The Green Grid, the IT industry's alliance for environmental thinking, is not off to a good start. It's hard to put a convincing spin for new awareness when the first news is that Intel and AMD are bickering. AMD says Intel was invited but never replied; Intel says it was never invited. Like we care. Are you guys serious about this, or what?

To answer that question, let's see how much input there is from outside America — where most of the US IT industry's output goes and where most of the environment actually is.

That didn't take long.

Now, let's look at how much non-industry independent expertise is involved. There's support from the US Government's Environmental Protection Agency — an organisation which said this week that "The Bush Administration has an unparalleled financial, international and domestic commitment to the reduction of greenhouse gas emissions." No need to say how that looks from this side of the Atlantic. And there are warm words too from the Alliance to Save Energy, a Washington-based group initially co-chaired by Henry Kissinger, whose funding comes from among others BP, Dow Chemical, Pacific Gas and Electricity, and, oh yes, AMD. Feeling green yet?

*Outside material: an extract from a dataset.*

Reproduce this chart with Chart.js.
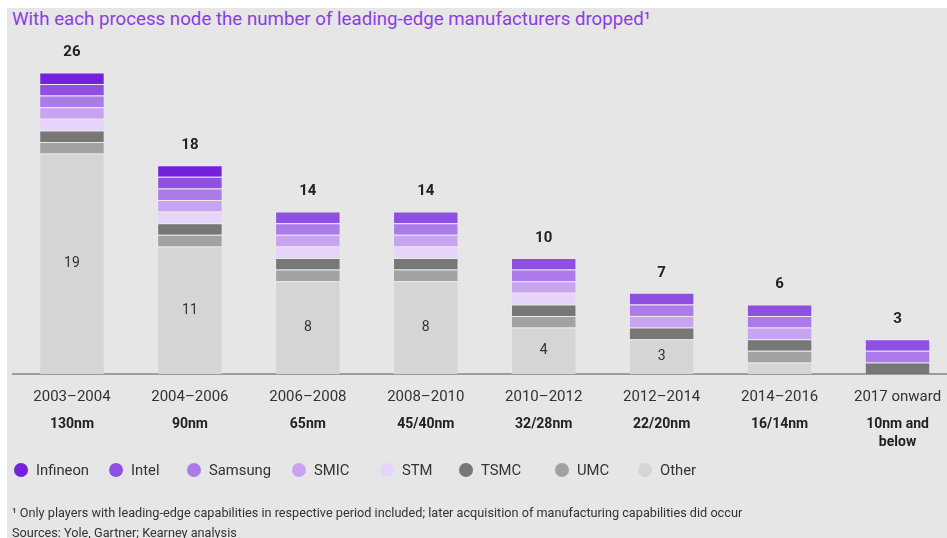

There is nothing wrong in working with industry to improve efficiency, to aim for minimal impact computing and awareness of the many environmental effects that IT has. And whatever happens in the future, we will need an effective and profitable IT sector that is fully integrated with a workable economy, as well as fully aware of the implications of its actions.

But the sector itself cannot be the sole arbiter of how that works. Industry is there to maximise value for its shareholders, which means getting us to consume as much as we can. Industry thinks in 90-day cycles, with no more concept of the next ninety years than a mayfly knows of Christmas. Industry, in short, cannot do the job of the Green Grid. To put it another way: whatever the Green Grid is there to do, it cannot be what it claims.

An effective and trustworthy alliance for environmentally sensible computing would include independent voices from research and academe around the world. It would be capable of soberly trading off the commercial imperatives of its industry members with the environmental concerns of the scientists, and giving us guidelines with more dimensions than cash efficiency.

For now, that alliance does not exist. While there may be many good intentions behind the Green Grid, they will be wasted while the organisation looks like a front for American industry doing what American industry always does. Whatever the hell it likes.